◆ **Task statement**
Using the listing below, copy exactly the lines from the one containing "Output the web" to the one containing "var twoTheta = d3.range(101).map(function(i)", both lines included, and no others.

-=-=-=-=-

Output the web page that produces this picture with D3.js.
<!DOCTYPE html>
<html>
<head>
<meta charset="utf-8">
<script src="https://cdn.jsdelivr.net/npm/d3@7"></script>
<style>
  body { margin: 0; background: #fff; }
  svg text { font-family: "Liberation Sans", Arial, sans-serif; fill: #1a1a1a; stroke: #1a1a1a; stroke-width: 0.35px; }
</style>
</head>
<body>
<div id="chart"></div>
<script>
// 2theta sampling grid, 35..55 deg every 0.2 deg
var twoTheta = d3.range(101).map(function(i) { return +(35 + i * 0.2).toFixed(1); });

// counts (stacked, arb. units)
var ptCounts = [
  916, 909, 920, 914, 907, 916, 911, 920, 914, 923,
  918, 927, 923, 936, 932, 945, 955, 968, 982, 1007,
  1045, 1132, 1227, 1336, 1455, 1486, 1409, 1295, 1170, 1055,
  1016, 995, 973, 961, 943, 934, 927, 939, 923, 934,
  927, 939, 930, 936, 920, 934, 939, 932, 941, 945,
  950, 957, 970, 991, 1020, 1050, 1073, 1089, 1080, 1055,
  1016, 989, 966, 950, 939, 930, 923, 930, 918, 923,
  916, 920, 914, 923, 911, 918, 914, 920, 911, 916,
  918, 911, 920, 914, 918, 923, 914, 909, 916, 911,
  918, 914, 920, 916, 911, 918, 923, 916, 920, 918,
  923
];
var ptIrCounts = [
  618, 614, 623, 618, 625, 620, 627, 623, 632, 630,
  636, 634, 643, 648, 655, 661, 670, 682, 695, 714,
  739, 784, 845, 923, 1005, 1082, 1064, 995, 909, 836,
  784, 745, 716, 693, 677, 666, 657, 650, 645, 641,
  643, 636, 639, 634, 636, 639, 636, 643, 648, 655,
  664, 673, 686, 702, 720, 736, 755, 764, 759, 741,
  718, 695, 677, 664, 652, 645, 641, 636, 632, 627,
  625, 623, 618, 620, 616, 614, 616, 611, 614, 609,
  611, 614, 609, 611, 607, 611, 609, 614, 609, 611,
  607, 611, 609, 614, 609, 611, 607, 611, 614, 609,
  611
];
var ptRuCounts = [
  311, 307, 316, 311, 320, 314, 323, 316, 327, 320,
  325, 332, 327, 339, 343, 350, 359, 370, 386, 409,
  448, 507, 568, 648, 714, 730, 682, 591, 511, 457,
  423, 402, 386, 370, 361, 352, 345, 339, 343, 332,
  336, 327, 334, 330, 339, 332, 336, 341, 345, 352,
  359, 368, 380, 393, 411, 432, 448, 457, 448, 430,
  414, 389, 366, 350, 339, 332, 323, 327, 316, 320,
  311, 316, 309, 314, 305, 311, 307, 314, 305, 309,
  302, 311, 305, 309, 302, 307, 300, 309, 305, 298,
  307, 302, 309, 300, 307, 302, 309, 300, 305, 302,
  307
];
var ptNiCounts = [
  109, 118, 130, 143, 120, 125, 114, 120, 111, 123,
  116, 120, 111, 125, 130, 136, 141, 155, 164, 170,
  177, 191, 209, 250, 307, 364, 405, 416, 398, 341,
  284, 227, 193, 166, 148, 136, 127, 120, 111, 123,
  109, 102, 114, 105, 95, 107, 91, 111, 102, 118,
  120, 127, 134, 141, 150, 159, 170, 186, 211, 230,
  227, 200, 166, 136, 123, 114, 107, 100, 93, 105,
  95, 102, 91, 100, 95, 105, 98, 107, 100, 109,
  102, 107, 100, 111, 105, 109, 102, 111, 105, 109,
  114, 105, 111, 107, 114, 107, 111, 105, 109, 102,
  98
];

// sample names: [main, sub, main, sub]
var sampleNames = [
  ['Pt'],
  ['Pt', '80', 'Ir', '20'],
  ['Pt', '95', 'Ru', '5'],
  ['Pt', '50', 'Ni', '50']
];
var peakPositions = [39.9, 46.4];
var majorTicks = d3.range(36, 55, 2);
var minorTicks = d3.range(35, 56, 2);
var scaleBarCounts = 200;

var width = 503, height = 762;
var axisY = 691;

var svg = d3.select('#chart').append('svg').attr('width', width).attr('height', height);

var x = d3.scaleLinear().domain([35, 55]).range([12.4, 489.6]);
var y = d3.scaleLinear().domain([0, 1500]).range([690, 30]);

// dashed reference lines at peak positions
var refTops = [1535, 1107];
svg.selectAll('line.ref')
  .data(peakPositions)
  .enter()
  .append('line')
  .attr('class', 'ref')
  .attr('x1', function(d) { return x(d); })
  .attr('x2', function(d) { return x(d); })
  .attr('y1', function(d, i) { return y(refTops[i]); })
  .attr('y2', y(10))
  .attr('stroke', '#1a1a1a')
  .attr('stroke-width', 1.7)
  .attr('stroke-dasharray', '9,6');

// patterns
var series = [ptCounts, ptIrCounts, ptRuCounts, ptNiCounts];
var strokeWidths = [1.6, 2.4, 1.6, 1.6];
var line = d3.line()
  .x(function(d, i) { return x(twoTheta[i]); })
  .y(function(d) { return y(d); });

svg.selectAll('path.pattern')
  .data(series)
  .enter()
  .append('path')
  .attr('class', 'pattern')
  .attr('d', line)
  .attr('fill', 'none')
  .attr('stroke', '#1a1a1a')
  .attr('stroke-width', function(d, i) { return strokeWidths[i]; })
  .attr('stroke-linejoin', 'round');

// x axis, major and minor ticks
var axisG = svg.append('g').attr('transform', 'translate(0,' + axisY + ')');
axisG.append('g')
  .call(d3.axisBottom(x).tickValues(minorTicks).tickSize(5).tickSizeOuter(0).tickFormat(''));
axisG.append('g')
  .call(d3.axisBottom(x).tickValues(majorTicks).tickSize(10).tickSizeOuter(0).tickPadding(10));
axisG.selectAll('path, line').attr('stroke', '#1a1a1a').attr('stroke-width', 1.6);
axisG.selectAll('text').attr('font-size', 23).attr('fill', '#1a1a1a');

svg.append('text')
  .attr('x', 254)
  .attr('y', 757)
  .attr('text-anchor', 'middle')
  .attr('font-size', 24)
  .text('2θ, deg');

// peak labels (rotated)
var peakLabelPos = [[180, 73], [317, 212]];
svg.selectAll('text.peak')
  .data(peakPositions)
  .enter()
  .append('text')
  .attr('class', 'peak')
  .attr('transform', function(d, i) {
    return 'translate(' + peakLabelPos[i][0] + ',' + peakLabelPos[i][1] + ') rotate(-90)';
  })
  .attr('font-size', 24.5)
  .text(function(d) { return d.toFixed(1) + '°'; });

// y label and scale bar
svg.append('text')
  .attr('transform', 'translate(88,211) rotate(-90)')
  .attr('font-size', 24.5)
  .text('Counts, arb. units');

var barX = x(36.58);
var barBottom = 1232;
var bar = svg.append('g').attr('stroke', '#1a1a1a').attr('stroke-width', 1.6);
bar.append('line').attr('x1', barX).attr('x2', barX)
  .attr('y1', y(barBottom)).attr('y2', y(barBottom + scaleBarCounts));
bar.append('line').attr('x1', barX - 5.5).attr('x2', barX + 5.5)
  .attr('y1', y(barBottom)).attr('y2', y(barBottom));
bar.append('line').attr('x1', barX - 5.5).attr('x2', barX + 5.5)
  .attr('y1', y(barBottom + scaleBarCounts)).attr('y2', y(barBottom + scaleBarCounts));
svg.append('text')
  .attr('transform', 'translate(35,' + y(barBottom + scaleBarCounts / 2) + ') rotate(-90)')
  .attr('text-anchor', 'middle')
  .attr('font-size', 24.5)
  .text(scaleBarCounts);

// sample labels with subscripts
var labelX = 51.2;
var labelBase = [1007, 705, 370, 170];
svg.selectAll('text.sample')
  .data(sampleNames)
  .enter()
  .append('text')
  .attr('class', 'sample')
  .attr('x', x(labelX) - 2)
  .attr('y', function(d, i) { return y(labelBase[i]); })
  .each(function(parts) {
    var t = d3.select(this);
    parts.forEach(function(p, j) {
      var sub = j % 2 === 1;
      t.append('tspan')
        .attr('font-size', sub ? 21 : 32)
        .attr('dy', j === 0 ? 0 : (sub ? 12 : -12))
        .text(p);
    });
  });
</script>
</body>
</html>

-=-=-=-=-

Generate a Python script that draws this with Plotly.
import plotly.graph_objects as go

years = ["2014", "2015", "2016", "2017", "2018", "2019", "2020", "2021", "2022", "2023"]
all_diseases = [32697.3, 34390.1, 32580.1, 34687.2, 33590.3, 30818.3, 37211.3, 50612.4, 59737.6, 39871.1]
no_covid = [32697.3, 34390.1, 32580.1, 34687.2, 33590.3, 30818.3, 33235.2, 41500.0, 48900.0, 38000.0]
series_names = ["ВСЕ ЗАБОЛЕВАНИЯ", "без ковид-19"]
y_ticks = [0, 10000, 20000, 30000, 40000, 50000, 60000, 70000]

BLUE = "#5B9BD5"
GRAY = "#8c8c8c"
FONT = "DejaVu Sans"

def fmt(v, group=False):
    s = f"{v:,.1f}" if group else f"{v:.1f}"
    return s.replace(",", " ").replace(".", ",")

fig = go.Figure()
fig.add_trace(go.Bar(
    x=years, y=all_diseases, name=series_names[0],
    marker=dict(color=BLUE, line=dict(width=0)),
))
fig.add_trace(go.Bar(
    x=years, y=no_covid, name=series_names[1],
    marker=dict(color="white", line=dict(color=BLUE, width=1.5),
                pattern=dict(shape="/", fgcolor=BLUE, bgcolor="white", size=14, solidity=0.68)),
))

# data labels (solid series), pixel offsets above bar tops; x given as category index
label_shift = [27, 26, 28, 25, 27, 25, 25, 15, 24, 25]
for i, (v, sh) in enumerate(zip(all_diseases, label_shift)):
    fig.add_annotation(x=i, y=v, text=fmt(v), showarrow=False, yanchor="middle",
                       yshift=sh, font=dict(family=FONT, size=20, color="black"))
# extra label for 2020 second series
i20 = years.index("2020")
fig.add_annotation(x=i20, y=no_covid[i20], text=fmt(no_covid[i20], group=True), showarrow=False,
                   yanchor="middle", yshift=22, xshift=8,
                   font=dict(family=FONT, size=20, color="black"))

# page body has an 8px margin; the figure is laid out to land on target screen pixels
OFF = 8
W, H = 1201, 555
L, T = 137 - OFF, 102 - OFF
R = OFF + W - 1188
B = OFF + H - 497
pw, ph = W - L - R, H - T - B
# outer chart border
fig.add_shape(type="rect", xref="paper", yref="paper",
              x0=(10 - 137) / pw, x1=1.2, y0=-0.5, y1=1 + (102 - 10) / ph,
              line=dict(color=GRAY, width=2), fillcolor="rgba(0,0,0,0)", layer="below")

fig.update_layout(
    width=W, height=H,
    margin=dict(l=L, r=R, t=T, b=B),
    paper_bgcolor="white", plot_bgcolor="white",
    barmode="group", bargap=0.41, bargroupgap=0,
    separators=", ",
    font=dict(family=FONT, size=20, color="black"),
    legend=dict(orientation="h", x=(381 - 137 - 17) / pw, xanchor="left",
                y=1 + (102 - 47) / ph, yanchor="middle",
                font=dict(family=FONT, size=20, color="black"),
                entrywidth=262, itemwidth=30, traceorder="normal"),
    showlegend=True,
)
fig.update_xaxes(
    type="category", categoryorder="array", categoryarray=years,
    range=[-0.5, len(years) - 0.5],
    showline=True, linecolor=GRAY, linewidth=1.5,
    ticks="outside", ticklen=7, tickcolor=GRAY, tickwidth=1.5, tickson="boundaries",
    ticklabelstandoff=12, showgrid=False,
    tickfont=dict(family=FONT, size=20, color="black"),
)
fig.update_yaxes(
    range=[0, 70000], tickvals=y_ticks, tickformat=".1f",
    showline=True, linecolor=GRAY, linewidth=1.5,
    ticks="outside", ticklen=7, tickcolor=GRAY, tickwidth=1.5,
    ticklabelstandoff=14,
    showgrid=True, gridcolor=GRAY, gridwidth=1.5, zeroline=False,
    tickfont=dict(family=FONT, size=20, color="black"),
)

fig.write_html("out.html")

-=-=-=-=-

◆ **Output below**
Output the web page that produces this picture with D3.js.
<!DOCTYPE html>
<html>
<head>
<meta charset="utf-8">
<script src="https://cdn.jsdelivr.net/npm/d3@7"></script>
<style>
  body { margin: 0; background: #fff; }
  svg text { font-family: "Liberation Sans", Arial, sans-serif; fill: #1a1a1a; stroke: #1a1a1a; stroke-width: 0.35px; }
</style>
</head>
<body>
<div id="chart"></div>
<script>
// 2theta sampling grid, 35..55 deg every 0.2 deg
var twoTheta = d3.range(101).map(function(i) { return +(35 + i * 0.2).toFixed(1); });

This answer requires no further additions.